2019 holiday season sales: how did the UK compare against the US?

Dylan Brown
by Dylan Brown

The holiday shopping season truly is a make or break period for retailers these days, especially as the increase in competition, tighter store margins and economic instability place a heavy toll on the retail sector. In fact, the so called ‘Golden Quarter’ is so crucial, it can account for up to 40% of annual sales for some retailers.

So, how exactly did UK and US retailers perform during those precious few weeks leading up to Christmas Day 2019? We investigate…

A not-so-happy holiday season for UK retailers

The UK High Streets were painted red this holiday season, and it wasn’t an attempt to get people into the Christmas spirit. With a ‘go big or go home’ mentality, UK retailers offered big discounts in an attempt to draw in the crowds over Black Friday and Christmas.

Despite the increased efforts, the last three months of last year saw sales fall by an annual rate of 0.4% and were dragged down by a 1.4% drop in non-food spending, according to data collected by the British Retail Consortium in collaboration with advisory firm KPMG.

As a result, last year we saw the worst annual performance on record for the retail sector, with the value of retail sales falling 0.1% in 2019 (there was a 1.2% growth in 2018).

Last year, Black Friday overtook Christmas as the biggest shopping week of the year for non-food items for the first time. Despite its increased popularity, British Retail Consortium data showed that over the November-December period sales were down 0.9% when compared to the same period in 2018.

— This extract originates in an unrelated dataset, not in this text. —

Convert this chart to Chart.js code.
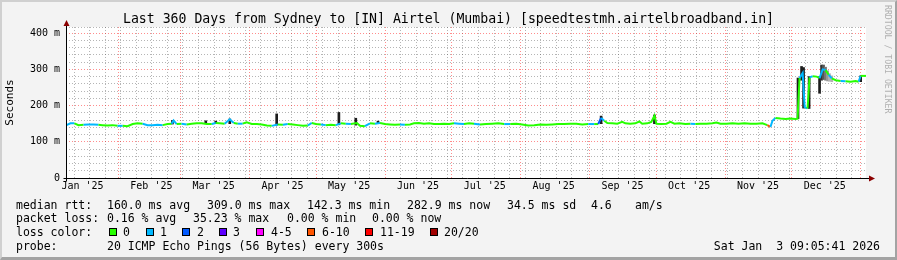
<!DOCTYPE html>
<html>
<head>
<meta charset="utf-8">
<script src="https://cdn.jsdelivr.net/npm/chart.js@4.4.1/dist/chart.umd.min.js"></script>
<style>
  body { margin: 0; background: #fff; }
  #wrap { position: relative; width: 897px; height: 260px; background: #f3f3f3; overflow: hidden;
          font-family: 'DejaVu Sans Mono', monospace; color: #000; }
  #c { position: absolute; left: 0; top: 0; }
  #frame { position: absolute; left: 0; top: 0; width: 897px; height: 260px; box-sizing: border-box;
           border-style: solid; border-width: 2px 2px 3px 2px;
           border-color: #d0d0d0 #a3a3a3 #a3a3a3 #d0d0d0; pointer-events: none; }
  #title { position: absolute; left: 0; top: 11px; width: 897px; text-align: center;
           font-size: 13.2px; line-height: 16px; white-space: pre; }
  #brand { position: absolute; left: 883px; top: 5px; writing-mode: vertical-rl; font-size: 8.2px;
           line-height: 10px; color: #b0b0b0; white-space: pre; }
  .t { position: absolute; white-space: pre; font-size: 11.5px; line-height: 14px; }
  .sq { position: absolute; top: 228px; width: 6px; height: 6px; border: 1px solid #000; }
</style>
</head>
<body>
<div id="wrap">
  <canvas id="c" width="897" height="260"></canvas>
  <div id="title">Last 360 Days from Sydney to [IN] Airtel (Mumbai) [speedtestmh.airtelbroadband.in]</div>
  <div id="brand">RRDTOOL / TOBI OETIKER</div>

  <div class="t" style="left:16px;top:198px">median rtt:</div>
  <div class="t" style="left:107px;top:198px">160.0 ms avg</div>
  <div class="t" style="left:207px;top:198px">309.0 ms max</div>
  <div class="t" style="left:307px;top:198px">142.3 ms min</div>
  <div class="t" style="left:407px;top:198px">282.9 ms now</div>
  <div class="t" style="left:507px;top:198px">34.5 ms sd</div>
  <div class="t" style="left:591px;top:198px">4.6</div>
  <div class="t" style="left:635px;top:198px">am/s</div>

  <div class="t" style="left:16px;top:211px">packet loss:</div>
  <div class="t" style="left:107px;top:211px">0.16 % avg</div>
  <div class="t" style="left:193px;top:211px">35.23 % max</div>
  <div class="t" style="left:287px;top:211px">0.00 % min</div>
  <div class="t" style="left:372px;top:211px">0.00 % now</div>

  <div class="t" style="left:16px;top:225px">loss color:</div>
  <div class="sq" style="left:109px;background:#26ff00"></div><div class="t" style="left:123px;top:225px">0</div>
  <div class="sq" style="left:146px;background:#00b8ff"></div><div class="t" style="left:160px;top:225px">1</div>
  <div class="sq" style="left:182px;background:#0059ff"></div><div class="t" style="left:197px;top:225px">2</div>
  <div class="sq" style="left:219px;background:#5e00ff"></div><div class="t" style="left:233px;top:225px">3</div>
  <div class="sq" style="left:256px;background:#ff00ff"></div><div class="t" style="left:271px;top:225px">4-5</div>
  <div class="sq" style="left:307px;background:#ff5500"></div><div class="t" style="left:322px;top:225px">6-10</div>
  <div class="sq" style="left:365px;background:#ff0000"></div><div class="t" style="left:380px;top:225px">11-19</div>
  <div class="sq" style="left:430px;background:#a10000"></div><div class="t" style="left:444px;top:225px">20/20</div>

  <div class="t" style="left:16px;top:239px">probe:</div>
  <div class="t" style="left:107px;top:239px">20 ICMP Echo Pings (56 Bytes) every 300s</div>
  <div class="t" style="right:17px;top:239px">Sat Jan  3 09:05:41 2026</div>

  <div id="frame"></div>
</div>

<script>
// --- Data (x = days since Jan 8 2025 09:05, start of the 360 day window) ---
const medianDays = [
  0.2, 2.0, 3.8, 5.6, 7.9, 10.1, 12.4, 14.6, 16.4, 18.7,
  20.9, 23.2, 25.5, 27.7, 30.0, 32.2, 34.5, 36.7, 39.0, 41.2,
  43.5, 45.7, 47.5, 48.4, 49.8, 52.0, 54.3, 56.6, 58.8, 61.1,
  63.3, 65.6, 67.4, 69.2, 71.4, 73.7, 75.5, 77.3, 79.5, 81.3,
  83.6, 85.9, 88.1, 90.4, 92.6, 95.3, 97.6, 99.8, 102.1, 104.3,
  106.6, 108.8, 110.6, 112.4, 114.7, 116.9, 119.2, 121.4, 123.7, 125.9,
  128.2, 130.9, 132.3, 134.5, 136.8, 139.0, 141.3, 143.5, 145.8, 148.0,
  150.3, 152.5, 154.8, 156.6, 158.8, 161.1, 163.4, 165.6, 167.9, 170.1,
  172.4, 174.6, 176.9, 179.1, 181.4, 183.6, 186.3, 189.0, 191.8, 194.5,
  197.2, 199.9, 202.6, 205.3, 208.0, 210.7, 213.4, 216.1, 218.8, 221.5,
  224.2, 226.9, 229.6, 232.3, 235.0, 237.7, 239.5, 240.8, 242.2, 243.6,
  245.8, 248.1, 250.3, 251.7, 253.9, 256.2, 258.0, 259.3, 261.6, 263.4,
  264.8, 265.7, 267.9, 270.2, 272.0, 273.8, 276.0, 278.7, 281.0, 283.2,
  285.5, 288.2, 290.9, 292.7, 294.5, 297.2, 299.9, 302.6, 305.3, 308.0,
  310.7, 313.4, 315.6, 317.0, 317.9, 319.3, 321.5, 323.8, 326.0, 328.3,
  329.2, 330.1, 331.5, 332.4, 333.7, 334.6, 336.0, 337.8, 339.1, 340.5,
  341.8, 343.2, 344.6, 346.4, 348.6, 350.8, 353.1, 355.3, 356.7, 357.6,
  358.9, 360.0
];
const medianMs = [
  146, 151, 151, 146, 147, 148, 148, 147, 146, 145,
  146, 144, 144, 143, 149, 151, 150, 146, 146, 147,
  146, 149, 150, 159, 149, 150, 148, 150, 151, 151,
  149, 149, 152, 151, 150, 162, 152, 150, 150, 154,
  149, 149, 148, 145, 144, 148, 147, 149, 148, 146,
  144, 145, 152, 149, 148, 146, 147, 146, 151, 150,
  149, 152, 144, 143, 151, 150, 152, 149, 148, 147,
  148, 147, 148, 151, 152, 150, 151, 149, 149, 150,
  149, 151, 150, 149, 151, 150, 148, 149, 150, 151,
  149, 149, 150, 148, 145, 146, 148, 147, 148, 149,
  149, 150, 150, 148, 149, 149, 149, 166, 158, 152,
  151, 150, 155, 151, 150, 151, 156, 150, 151, 155,
  172, 150, 149, 150, 155, 150, 151, 149, 150, 149,
  150, 150, 151, 153, 150, 150, 151, 150, 151, 150,
  150, 151, 146, 141, 158, 166, 164, 163, 164, 163,
  164, 276, 290, 196, 192, 278, 281, 280, 276, 300,
  298, 285, 275, 270, 268, 267, 266, 268, 266, 282,
  282, 282
];
// packet loss class per sample (index into the loss colour legend)
const lossIdx = [
  0, 1, 1, 0, 0, 1, 1, 1, 0, 0,
  0, 0, 1, 0, 0, 0, 0, 1, 1, 1,
  1, 0, 0, 1, 1, 0, 1, 0, 0, 0,
  0, 0, 1, 0, 0, 1, 1, 0, 1, 0,
  0, 0, 0, 0, 0, 1, 0, 1, 0, 0,
  0, 0, 1, 0, 0, 1, 0, 0, 1, 0,
  1, 0, 0, 0, 1, 0, 1, 0, 0, 0,
  0, 1, 0, 0, 0, 0, 0, 0, 0, 0,
  0, 0, 1, 1, 0, 0, 1, 0, 0, 0,
  0, 1, 0, 0, 0, 0, 0, 0, 0, 0,
  0, 0, 0, 0, 0, 1, 0, 2, 1, 0,
  0, 0, 0, 0, 0, 0, 0, 0, 0, 0,
  0, 0, 0, 0, 0, 0, 0, 0, 0, 1,
  0, 0, 0, 0, 0, 0, 0, 0, 0, 0,
  0, 0, 0, 5, 1, 1, 0, 0, 0, 0,
  0, 0, 1, 1, 1, 0, 1, 0, 0, 1,
  1, 0, 1, 0, 0, 1, 0, 0, 0, 1,
  0, 0
];

// smoke: spread of the individual pings (low / high) and how dense it is (0 = dense)
const smokeDays = [47.9, 62.9, 67.4, 73.7, 94.8, 122.8, 130.4, 140.4, 240.8, 264.8,
                   329.4, 331.0, 331.9, 334.4, 339.1, 340.0, 340.9, 341.8, 342.7, 343.6, 344.6, 357.6];
const smokeLow  = [149, 150, 150, 150, 146, 147, 146, 150, 150, 150,
                   164, 270, 193, 192, 234, 270, 272, 270, 268, 267, 266, 266];
const smokeHigh = [159, 158, 157, 163, 177, 181, 165, 157, 171, 174,
                   276, 308, 305, 280, 280, 312, 312, 306, 296, 288, 282, 282];
const smokeDensity = [0, 0, 0, 0, 0, 0, 0, 0, 0, 0,
                      0, 0, 0, 0, 0, 1, 2, 3, 4, 5, 5, 0];

// axis: month starts (major grid) and month labels
const monthStartDays = [23.62, 51.62, 82.62, 112.62, 143.62, 173.62, 204.62, 235.62, 265.62, 296.62, 326.62, 357.62];
const monthLabelDays = [7.42, 38.42, 66.42, 97.42, 127.42, 158.42, 188.42, 219.42, 250.42, 280.42, 311.42, 341.42];
const monthLabels = ["Jan '25", "Feb '25", "Mar '25", "Apr '25", "May '25", "Jun '25",
                     "Jul '25", "Aug '25", "Sep '25", "Oct '25", "Nov '25", "Dec '25"];
const firstSunday = 3.62;
const yTickValues = [0, 20, 40, 60, 80, 100, 120, 140, 160, 180, 200, 220, 240, 260, 280, 300, 320, 340, 360, 380, 400];
const Y_MAX = 417;

// --- Styles ---
const FONT = "'DejaVu Sans Mono', monospace";
const LOSS_COLORS = ['#26ff00', '#00b8ff', '#0059ff', '#5e00ff', '#ff00ff', '#ff5500', '#ff0000', '#a10000'];
const SMOKE_GREYS = ['#1c1c1c', '#333333', '#555555', '#777777', '#999999', '#b4b4b4'];
const MAJOR_GRID = 'rgba(255,0,0,0.45)';
const MINOR_GRID = 'rgba(70,70,70,0.4)';
const GRID_DASH = [1, 2];

const key = v => Math.round(v * 100);
const monthKeys = new Set(monthStartDays.map(key));
const weekDays = [];
for (let k = 0; firstSunday + 7 * k < 360; k++) weekDays.push(+(firstSunday + 7 * k).toFixed(2));
const weekKeys = new Set(weekDays.filter(d => !monthKeys.has(key(d))).map(key));
const labelByKey = new Map(monthLabelDays.map((d, i) => [key(d), monthLabels[i]]));

// white plot area
const plotBg = {
  id: 'plotBg',
  beforeDraw(chart) {
    const { ctx, chartArea: a } = chart;
    ctx.save();
    ctx.fillStyle = '#ffffff';
    ctx.fillRect(a.left, a.top, a.right - a.left, a.bottom - a.top);
    ctx.restore();
  }
};

// axis lines with the little rrdtool arrows
const axisArrows = {
  id: 'axisArrows',
  afterDatasetsDraw(chart) {
    const { ctx, chartArea: a } = chart;
    const x0 = Math.round(a.left) + 0.5;
    const y0 = Math.round(a.bottom) + 0.5;
    ctx.save();
    ctx.strokeStyle = '#000';
    ctx.lineWidth = 1;
    ctx.beginPath();
    ctx.moveTo(x0 - 3, y0); ctx.lineTo(a.right + 5, y0);
    ctx.moveTo(x0, y0 + 3); ctx.lineTo(x0, a.top - 4);
    ctx.stroke();
    ctx.fillStyle = '#8b0000';
    ctx.beginPath();
    ctx.moveTo(a.right + 9, y0); ctx.lineTo(a.right + 3, y0 - 3); ctx.lineTo(a.right + 3, y0 + 3);
    ctx.closePath(); ctx.fill();
    ctx.beginPath();
    ctx.moveTo(x0, a.top - 7); ctx.lineTo(x0 - 3, a.top - 1); ctx.lineTo(x0 + 3, a.top - 1);
    ctx.closePath(); ctx.fill();
    ctx.restore();
  }
};

new Chart(document.getElementById('c'), {
  type: 'line',
  data: {
    datasets: [
      {
        type: 'line',
        label: 'median rtt',
        data: medianDays.map((d, i) => ({ x: d, y: medianMs[i] })),
        borderColor: LOSS_COLORS[0],
        borderWidth: 2,
        pointRadius: 0,
        tension: 0,
        segment: { borderColor: ctx => LOSS_COLORS[lossIdx[ctx.p1DataIndex]] },
        order: 0
      },
      {
        type: 'bar',
        label: 'smoke',
        data: smokeDays.map((d, i) => ({ x: d, y: [smokeLow[i], smokeHigh[i]] })),
        backgroundColor: smokeDensity.map(s => SMOKE_GREYS[s]),
        borderWidth: 0,
        barThickness: 2,
        order: 1
      }
    ]
  },
  options: {
    responsive: false,
    animation: false,
    events: [],
    layout: { padding: { top: 27, right: 31, left: 0, bottom: 0 } },
    plugins: { legend: { display: false }, tooltip: { enabled: false } },
    scales: {
      x: {
        type: 'linear',
        min: 0,
        max: 360,
        offset: false,
        afterBuildTicks: axis => {
          const vals = [...monthStartDays, ...weekDays.filter(d => weekKeys.has(key(d))), ...monthLabelDays];
          axis.ticks = vals.sort((a, b) => a - b).map(v => ({ value: v }));
        },
        afterFit: s => { s.height = 82; },
        ticks: {
          autoSkip: false,
          maxRotation: 0,
          minRotation: 0,
          padding: 2,
          color: '#000',
          font: { family: FONT, size: 10 },
          callback: v => labelByKey.get(key(v)) || ''
        },
        grid: {
          offset: false,
          drawTicks: false,
          lineWidth: 1,
          color: ctx => {
            const k = key(ctx.tick ? ctx.tick.value : -1);
            if (monthKeys.has(k)) return MAJOR_GRID;
            if (weekKeys.has(k)) return MINOR_GRID;
            return 'rgba(0,0,0,0)';
          }
        },
        border: { display: false, dash: GRID_DASH }
      },
      y: {
        type: 'linear',
        min: 0,
        max: Y_MAX,
        afterBuildTicks: axis => {
          axis.ticks = [...yTickValues, Y_MAX].map(v => ({ value: v }));
        },
        afterFit: s => { s.width = 66; },
        title: {
          display: true,
          text: 'Seconds',
          color: '#000',
          font: { family: FONT, size: 11 },
          padding: { top: 4, bottom: 0 }
        },
        ticks: {
          autoSkip: false,
          padding: 6,
          color: '#000',
          font: { family: FONT, size: 10 },
          callback: v => (v % 100 === 0 ? (v === 0 ? '0' : v + ' m') : '')
        },
        grid: {
          drawTicks: false,
          lineWidth: 1,
          color: ctx => {
            const v = ctx.tick ? ctx.tick.value : 0;
            if (v > 0 && v % 100 === 0) return MAJOR_GRID;
            return MINOR_GRID;
          }
        },
        border: { display: false, dash: GRID_DASH }
      }
    }
  },
  plugins: [plotBg, axisArrows]
});
</script>
</body>
</html>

Sectors hit the hardest include specialist shops selling toys and computer games (4% decline) and clothing stores (3.3% decline), according to Barclaycard.

While grocery retailers raked in a record £29.3 billion through their tills in the final quarter of 2019 – a £50 million increase from 2018 – data from Kantar revealed that it was the slowest rate of growth over the Christmas period since 2015.

The only supermarket that managed to buck the trend was Tesco, which experienced a marginal growth of 0.1%.

John Lewis Partners announced like-for-like sales down 2% from the 17 November to 4 January alongside the departure of its Managing Director, Paula Nickolds, while Marks & Spencer saw shares fall after it announced a decline in clothing sales and poor online growth.

Overall, retailers failed to draw consumers away from their cash, which has been attributed to unreliable weather, political and economic uncertainty, and consumers leaving their shopping to the last minute in hopes of bigger discounts.

The British Retail Consortium’s Chief Executive, Helen Dickinson, said: “Twice the UK faced the prospect of a no-deal Brexit, as well as political instability that concluded in a December general election — further weakening demand for the festive period.”

According to Barclaycard’s Esme Harwood, there was an uptick in shoppers’ confidence in December following the decisive election result, but “optimism hasn’t yet translated into high street sales.”

US retail figures boosted by impressive e-commerce sales

In the US, overall holiday retail sales rose 3.4% – figures that were boosted by booming online sales.

A report by Mastercard found US shoppers spent more online during 2019’s holiday shopping season, with e-commerce sales hitting a record high.

E-commerce sales made up 14.6% of total retail sales in 2019 and rose 18.8% from the year before.

Thanksgiving traditionally kickstarts the US holiday shopping season, yet Thanksgiving fell on 28 November last year, a week later than 2018 (22 November), meaning retailers had six fewer days to drive sales.

But Steve Sadove, senior adviser for Mastercard, said retailers were strategic in their approach:

“Due to a later than usual Thanksgiving holiday, we saw retailers offering omni-channel sales earlier in the season, meeting consumers demand for the best deals across all channels and devices.”

Last year retailers invested heavily in providing same-day delivery, lockers for store pick-up and improving their online presence as they competed with e-commerce giants like Amazon.

Interestingly, this year another record was met during the US holiday season – Apple App Store customers spent a record US$1.42 billion between Christmas Eve and New Year’s Eve.

While the UK’s political and economic uncertainty seems to have dealt the retail sector a serious blow, US retailers pathed the way forward by investing in omni-channel retail offerings that promote sales online and in-store during this critical time of the year.